Opinión

La calle y la televisión

Titulamos la calle, pero bien podríamos hablar de plaza, avenida, o cualquier otro lugar público y exterior que nos guía de un lado a otro en la ciudad, o nos mantiene fijos en el aire libre del espacio terrenal que compartimos con el vecino o turista. Este espacio de todos llamado calle, o lo demás, donde perdemos el derecho a comportarnos como nos sale de las narices cuando estas ganas no respetan al prójimo (por desgracia resulta a veces tendencia masiva que llega a convertirse en moda y en ese caso al que se opone: ¡caña al moro, llamémosle fascista o represor!), debe guardarse con celo para una mayor y mejor convivencia pública. Ya que no nos fiamos de nosotros mismos tenemos veladores o vigilantes para ello, aunque poco pueden hacer si no saben a qué norma atenerse en el cuidado del velar, cual es el caso respecto a una nueva forma actual que no respeta ningún tipo de silencio visual cuando callejeo; y no es mera asociación sino auténtica percepción mi sentir sinestésico sin necesidad de mescalina ni LSD, sobre todo cuando me desplazo por la ciudad en algunos momentos determinados, porque la televisión invadió desde los interiores de los bares y cafés el espacio exterior. Y es que cuando se junta fútbol con terrazas de veladores, aquí sí ya los veladores son cosas no personas, las televisiones echan humo, televisiones siempre encendidas, siempre de cara al peatón, siempre contaminando la vista, quiera o no el andante. La cosa no pasaría de anécdota si no fuera porque la excepción dejó paso a lo habitual, y de un rato al rato total. Total que, ¡hay que ver el ‘mundo feliz’ de hoy! que ya pronosticaba el autor, donde si no quieres ser bicho raro ya puedes mostrar atención a esas cajas que en su día se llamaron tontas pero cada día son más listas, tal como lo demuestran sus mayores funcionalidades con mando a distancia, y gritar ¡goool!; que conste que más bien los listos o listas son aquellos que desde dentro las manejan, o nos manejan, y se forran a cuenta de darnos ocio y menos ganas de pensar por nosotros mismos: ¡vaya!, a consumir y consumir sus contenidos.

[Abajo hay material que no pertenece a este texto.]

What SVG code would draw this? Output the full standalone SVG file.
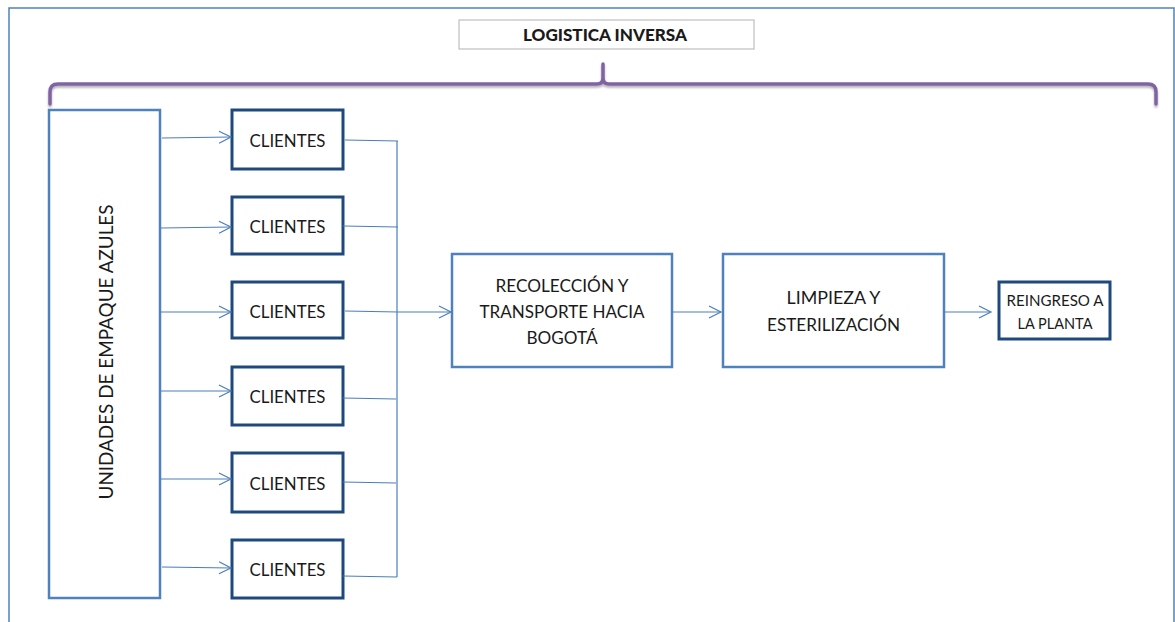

Pero por fin hay reacción y parece que los veladores, vigilantes o cuidadores oficiales de nuestra ciudad, han parido una ordenanza que regule definitivamente  a estos invasivos ‘veladores’ o terrazas de establecimientos donde se consume, junto a café y copa, televisión a tutiplé, antes tute por parejas. Aparte de establecer un criterio donde no se robe espacio público a los viandantes (simplemente porque al de turno le sale del rabo poner mesas y sillas donde vender su producto pagando lo mínimo al erario público), un criterio, por cierto, que por lo avanzado en estos días por la prensa se me antoja sensato y justo, ¡por fin! se prohíbe el uso del aparato televisivo en la vía pública. Era hora. Y es que no se trata de inventarse ningún parecido eslogan al setentero ‘no hay parto sin dolor ni hortera sin transistor’, que nos defendía de los watios invasores de canciones que para sí las tengan los oyentes horteras de entonces, para defenderse ahora moralmente de la televisión mal utilizada, sino de poder caminar viendo al personal no alienado mirando hacia arriba a una pantalla como si fuera ‘soma’ que toma Lenina en la novela de Huxley; más aún, se trata de que al menos no nos fuercen a otros a sentir que dejamos nuestra reserva. Por tanto, así como se interviene todo impacto acústico también resulta necesario intervenir el impacto visual, de feísmo, entre otras cosas, porque ¡no hay parto sin dolor ni establecimiento hortera sin televisión hacia afuera!